Arbitrato basato su reputation score

Alcuni progetti come Colony o DAOhaus implementano sistemi reputazionali: chi ha più karma, ha più influenza nelle dispute. Funziona, ma è delicato. Troppa disparità e finisci col creare oligarchie. Troppo livellamento e i più qualificati contano come chi vota per “simpatia”. La soluzione che ho visto funzionare meglio? Reputation time-weighted e decay automatico. Il potere si guadagna e si consuma.

Escrow a tempo per decisioni contestate

Un modello che adotto spesso? Le transazioni basate su escrow progressivi. Un payout finale bloccato per 72 ore, tempo in cui membri possono sollevare obiezioni fondate. Se nessuno contesta: payout. Se si apre una dispute formal: blocco e revisione. Non serve un’assemblea plenaria, solo un modulo base di veto e gestione escalation.

La dimensione legale: la grande dimenticata

Ti parlo da uno che ha visto contratti DAO impugnati in tribunale in tre continenti. L’idea che “la giurisdizione non ci riguarda perché siamo su Ethereum” è una sciocchezza autolesionista. Le DAO operano in un mondo ibrido: la chain comanda, ma il fisco bussa. E i creditori non perdonano.

Quale giurisdizione scegliere?

Molti team scelgono Wyoming o Isole Vergini senza sapere cosa comporta. Io consiglio sempre: prima definisci lo scopo, poi scegli la forma. Se operi in ambito DeFi, una Cayman Foundation può offrirti flessibilità. Ma se vendi servizi o IP, allora ha più senso una LTD estone. Ricorda: la DAO è uno strumento. Non la fine, ma il mezzo.

La gestione dei diritti di voto è materia fiscale

Molti sottovalutano cosa comporta il voto token-based. Se i token grantano diritti di influenza operativa, possono essere classificati come strumenti finanziari. È successo in più di una causa di diritto commerciale in UE. La prevenzione? Strutturare il voto come “advisory non vincolante” o includere clause di safe harbor nel whitepaper iniziale.

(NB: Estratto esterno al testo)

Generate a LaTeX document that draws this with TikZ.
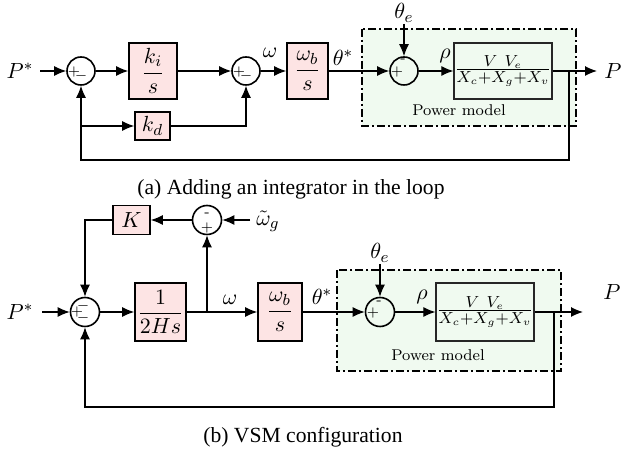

Storie vissute: una DAO spaccata… e ricucita

Nel 2021 fui chiamato da una DAO NFT che aveva raccolto oltre 40 milioni di dollari. Dopo il lancio, il main dev propose modifiche tecniche che non furono votate. I moderatori revocarono il suo accesso GitHub, scatenando una guerra intestina. Intervenni come terza parte. Analizzando i log, notai che le modifiche non erano malevoli, ma errate nelle tempistiche. Proposi una compensazione temporanea e nuove policy di merge. La DAO si salvò. Da allora adottano un sistema di gestione dispute automatizzato.

Non tutto può essere automatizzato, ma tutto può essere strutturato

Molti nuovi founder entrano nelle DAO pensando che “decentralizzato” significhi “non serve coordinamento”. È l’opposto: servono regole ancora più rigorose perché manca un’autorità centrale. Un arbitro, una corte, un supervisore. Se non li definisci in fase iniziale, quando accade qualcosa, e succede sempre, ti ritrovi senza strumenti d’intervento.

Conclusione: il codice è neutro, ma le intenzioni no

Gestire le controversie in una DAO non significa soffocare la libertà, ma tutelare l’iniziativa comune. È come un vecchio mastro falegname che tiene affilato il suo scalpello: non per frenare la creatività, ma per evitare di scheggiare il legno. Se vuoi costruire una DAO che duri, pensa in termini di resilienza, non solo di eleganza tecnica. Perché la blockchain dimentica poco… ma i membri offesi dimenticano ancora meno.